**GIVEN PROBLEM:** Report how many lines hold the string "that". Give the number and nothing else.

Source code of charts

= = = = =

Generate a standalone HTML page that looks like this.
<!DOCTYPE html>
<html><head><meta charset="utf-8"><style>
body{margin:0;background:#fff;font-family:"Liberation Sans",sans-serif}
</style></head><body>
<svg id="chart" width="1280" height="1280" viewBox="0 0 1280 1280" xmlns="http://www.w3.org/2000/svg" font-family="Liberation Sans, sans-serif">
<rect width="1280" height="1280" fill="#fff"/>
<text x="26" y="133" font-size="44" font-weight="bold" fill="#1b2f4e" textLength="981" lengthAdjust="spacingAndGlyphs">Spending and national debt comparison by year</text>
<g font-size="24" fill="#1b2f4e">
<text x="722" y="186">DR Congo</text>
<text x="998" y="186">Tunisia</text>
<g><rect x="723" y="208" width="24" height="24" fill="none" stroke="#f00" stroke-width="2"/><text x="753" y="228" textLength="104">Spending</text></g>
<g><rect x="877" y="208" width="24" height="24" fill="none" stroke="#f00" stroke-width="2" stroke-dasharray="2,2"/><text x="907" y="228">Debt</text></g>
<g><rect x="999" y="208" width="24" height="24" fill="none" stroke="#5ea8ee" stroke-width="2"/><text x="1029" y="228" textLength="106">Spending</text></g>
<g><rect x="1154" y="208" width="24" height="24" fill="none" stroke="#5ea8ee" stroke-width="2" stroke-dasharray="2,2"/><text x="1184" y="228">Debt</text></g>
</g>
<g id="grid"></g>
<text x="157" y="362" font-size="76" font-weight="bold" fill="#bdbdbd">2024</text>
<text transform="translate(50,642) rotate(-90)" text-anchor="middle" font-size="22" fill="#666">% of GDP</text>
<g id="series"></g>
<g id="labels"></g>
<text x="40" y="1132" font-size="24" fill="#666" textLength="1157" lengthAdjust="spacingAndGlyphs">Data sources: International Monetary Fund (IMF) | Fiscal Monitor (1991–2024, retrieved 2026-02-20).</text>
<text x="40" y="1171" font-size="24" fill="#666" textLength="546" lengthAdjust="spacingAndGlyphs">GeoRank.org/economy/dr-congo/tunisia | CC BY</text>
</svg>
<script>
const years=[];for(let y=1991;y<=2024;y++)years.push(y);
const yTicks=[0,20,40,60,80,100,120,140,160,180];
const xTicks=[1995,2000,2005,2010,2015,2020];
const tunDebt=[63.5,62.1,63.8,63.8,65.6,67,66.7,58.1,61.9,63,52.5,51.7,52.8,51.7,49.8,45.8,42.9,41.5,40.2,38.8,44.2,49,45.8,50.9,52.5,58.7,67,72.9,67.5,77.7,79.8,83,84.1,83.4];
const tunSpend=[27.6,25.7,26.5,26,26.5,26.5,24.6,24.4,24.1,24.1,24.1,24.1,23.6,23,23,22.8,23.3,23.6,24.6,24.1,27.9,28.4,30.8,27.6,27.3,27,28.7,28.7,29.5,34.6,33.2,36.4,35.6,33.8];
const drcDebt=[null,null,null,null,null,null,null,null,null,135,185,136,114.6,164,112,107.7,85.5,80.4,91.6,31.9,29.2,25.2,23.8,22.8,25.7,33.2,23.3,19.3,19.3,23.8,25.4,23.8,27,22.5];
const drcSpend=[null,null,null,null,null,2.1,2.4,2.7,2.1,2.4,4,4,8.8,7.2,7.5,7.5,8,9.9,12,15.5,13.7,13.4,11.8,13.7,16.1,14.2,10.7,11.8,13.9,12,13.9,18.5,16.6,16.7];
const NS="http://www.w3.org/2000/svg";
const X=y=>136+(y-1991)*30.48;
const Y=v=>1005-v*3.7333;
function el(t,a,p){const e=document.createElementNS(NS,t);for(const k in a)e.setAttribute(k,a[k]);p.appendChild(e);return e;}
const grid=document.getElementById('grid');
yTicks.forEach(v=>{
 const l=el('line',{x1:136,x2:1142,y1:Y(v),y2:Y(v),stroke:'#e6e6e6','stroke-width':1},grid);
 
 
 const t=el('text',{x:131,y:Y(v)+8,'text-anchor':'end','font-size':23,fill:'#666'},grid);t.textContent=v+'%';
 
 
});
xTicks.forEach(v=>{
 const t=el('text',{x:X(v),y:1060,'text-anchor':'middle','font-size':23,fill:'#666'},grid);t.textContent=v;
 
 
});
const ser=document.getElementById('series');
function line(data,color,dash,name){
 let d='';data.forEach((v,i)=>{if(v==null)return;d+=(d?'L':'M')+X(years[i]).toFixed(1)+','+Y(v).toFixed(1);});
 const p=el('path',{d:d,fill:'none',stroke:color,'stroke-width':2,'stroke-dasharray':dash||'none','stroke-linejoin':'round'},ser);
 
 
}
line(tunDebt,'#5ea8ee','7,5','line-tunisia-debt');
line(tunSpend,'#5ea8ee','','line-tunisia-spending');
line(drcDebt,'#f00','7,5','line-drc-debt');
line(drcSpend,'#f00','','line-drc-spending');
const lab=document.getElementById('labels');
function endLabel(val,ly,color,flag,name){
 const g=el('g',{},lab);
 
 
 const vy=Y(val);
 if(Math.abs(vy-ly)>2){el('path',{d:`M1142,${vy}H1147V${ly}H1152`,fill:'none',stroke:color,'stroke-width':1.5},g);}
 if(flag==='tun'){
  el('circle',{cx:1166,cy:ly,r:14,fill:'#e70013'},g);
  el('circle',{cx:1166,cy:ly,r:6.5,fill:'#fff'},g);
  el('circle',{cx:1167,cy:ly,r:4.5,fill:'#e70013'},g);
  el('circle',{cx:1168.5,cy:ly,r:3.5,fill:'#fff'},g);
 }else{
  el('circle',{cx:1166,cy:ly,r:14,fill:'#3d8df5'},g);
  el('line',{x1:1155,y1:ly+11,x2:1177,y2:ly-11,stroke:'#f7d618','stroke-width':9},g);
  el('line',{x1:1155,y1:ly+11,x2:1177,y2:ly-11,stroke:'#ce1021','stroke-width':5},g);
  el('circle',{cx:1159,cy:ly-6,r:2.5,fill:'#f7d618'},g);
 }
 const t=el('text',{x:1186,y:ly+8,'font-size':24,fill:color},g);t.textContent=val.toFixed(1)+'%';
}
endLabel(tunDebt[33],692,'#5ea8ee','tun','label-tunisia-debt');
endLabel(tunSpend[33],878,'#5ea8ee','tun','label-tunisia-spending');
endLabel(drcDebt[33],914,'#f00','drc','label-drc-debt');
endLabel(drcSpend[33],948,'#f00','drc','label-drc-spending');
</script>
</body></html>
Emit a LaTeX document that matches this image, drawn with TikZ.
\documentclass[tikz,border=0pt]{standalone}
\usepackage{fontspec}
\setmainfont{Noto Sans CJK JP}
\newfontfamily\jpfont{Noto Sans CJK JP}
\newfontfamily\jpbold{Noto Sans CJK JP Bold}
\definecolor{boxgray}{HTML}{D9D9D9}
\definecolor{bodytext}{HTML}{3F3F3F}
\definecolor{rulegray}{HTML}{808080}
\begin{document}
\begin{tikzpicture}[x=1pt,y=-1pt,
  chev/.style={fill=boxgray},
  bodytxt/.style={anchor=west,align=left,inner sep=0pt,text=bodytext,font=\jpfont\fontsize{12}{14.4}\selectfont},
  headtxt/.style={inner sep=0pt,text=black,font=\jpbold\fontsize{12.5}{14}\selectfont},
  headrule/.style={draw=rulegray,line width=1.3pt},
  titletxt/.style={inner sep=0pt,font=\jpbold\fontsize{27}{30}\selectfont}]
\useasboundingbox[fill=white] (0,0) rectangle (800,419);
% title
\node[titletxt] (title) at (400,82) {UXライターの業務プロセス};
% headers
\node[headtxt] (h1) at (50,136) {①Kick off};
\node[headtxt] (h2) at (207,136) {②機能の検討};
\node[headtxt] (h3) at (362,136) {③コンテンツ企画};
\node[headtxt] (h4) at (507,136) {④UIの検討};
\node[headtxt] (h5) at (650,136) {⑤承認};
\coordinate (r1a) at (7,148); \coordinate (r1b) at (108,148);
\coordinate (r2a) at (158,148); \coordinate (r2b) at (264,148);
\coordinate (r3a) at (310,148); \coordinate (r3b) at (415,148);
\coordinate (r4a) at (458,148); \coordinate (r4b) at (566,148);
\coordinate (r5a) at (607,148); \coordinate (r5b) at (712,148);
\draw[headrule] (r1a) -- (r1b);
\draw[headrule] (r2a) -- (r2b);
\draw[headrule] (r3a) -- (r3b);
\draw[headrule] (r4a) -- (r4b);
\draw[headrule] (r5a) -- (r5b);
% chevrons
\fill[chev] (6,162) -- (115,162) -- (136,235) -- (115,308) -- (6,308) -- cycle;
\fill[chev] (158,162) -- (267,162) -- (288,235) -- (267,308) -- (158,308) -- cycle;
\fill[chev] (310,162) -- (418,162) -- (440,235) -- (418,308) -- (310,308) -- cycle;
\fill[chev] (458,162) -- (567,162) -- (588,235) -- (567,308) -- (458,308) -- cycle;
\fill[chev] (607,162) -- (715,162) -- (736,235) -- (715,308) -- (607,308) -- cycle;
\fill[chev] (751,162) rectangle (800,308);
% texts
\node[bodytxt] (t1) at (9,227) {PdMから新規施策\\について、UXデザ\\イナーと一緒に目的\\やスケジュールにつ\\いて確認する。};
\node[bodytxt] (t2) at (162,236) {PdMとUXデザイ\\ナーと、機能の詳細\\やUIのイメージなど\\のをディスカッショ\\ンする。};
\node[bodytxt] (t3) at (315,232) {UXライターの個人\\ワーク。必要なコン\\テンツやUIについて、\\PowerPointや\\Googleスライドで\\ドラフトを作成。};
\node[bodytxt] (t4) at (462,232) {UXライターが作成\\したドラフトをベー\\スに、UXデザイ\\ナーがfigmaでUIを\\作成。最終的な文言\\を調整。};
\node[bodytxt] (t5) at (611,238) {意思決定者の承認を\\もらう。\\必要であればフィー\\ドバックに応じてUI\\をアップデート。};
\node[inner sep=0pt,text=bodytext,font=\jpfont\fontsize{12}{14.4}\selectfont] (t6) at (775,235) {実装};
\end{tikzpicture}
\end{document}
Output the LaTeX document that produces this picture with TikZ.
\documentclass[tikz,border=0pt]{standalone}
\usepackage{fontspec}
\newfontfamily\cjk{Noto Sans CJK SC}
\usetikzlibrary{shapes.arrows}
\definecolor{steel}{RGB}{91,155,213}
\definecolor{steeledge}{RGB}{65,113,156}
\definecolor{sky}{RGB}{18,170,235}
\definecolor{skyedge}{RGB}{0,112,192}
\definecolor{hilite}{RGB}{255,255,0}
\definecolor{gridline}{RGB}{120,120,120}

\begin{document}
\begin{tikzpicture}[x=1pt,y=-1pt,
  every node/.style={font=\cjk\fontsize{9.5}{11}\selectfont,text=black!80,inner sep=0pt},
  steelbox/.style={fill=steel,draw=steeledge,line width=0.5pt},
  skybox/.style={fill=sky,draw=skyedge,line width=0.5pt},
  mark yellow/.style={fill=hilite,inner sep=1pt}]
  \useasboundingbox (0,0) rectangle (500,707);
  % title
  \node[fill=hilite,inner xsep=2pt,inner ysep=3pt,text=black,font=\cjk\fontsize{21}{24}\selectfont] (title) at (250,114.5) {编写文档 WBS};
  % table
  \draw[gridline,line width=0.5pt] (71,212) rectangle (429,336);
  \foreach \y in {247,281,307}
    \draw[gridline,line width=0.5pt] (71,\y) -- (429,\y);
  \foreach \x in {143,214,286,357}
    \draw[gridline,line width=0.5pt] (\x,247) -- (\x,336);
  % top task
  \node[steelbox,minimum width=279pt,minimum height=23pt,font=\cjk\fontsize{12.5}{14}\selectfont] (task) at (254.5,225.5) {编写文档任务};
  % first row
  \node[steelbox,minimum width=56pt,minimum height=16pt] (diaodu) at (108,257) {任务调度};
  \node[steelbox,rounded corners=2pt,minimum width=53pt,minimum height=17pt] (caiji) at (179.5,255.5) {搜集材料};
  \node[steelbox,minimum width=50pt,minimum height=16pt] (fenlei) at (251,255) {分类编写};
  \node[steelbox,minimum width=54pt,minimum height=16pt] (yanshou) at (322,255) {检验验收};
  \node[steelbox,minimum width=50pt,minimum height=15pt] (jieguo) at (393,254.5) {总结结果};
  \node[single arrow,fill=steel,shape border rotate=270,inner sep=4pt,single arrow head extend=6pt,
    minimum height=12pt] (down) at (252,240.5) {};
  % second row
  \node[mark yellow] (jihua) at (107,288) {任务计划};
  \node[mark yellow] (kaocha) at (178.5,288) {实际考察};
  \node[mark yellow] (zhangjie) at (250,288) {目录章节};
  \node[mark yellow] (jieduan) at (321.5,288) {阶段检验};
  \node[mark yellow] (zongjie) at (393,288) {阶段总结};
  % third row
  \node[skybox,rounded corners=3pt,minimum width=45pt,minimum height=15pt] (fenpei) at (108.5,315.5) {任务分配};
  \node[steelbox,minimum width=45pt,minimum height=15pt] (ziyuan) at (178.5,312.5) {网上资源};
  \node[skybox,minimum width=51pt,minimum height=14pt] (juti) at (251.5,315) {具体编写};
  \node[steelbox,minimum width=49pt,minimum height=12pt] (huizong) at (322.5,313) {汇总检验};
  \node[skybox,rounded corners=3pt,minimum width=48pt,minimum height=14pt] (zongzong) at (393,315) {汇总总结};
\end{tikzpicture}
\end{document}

= = = = =

**TASK SOLUTION:** 3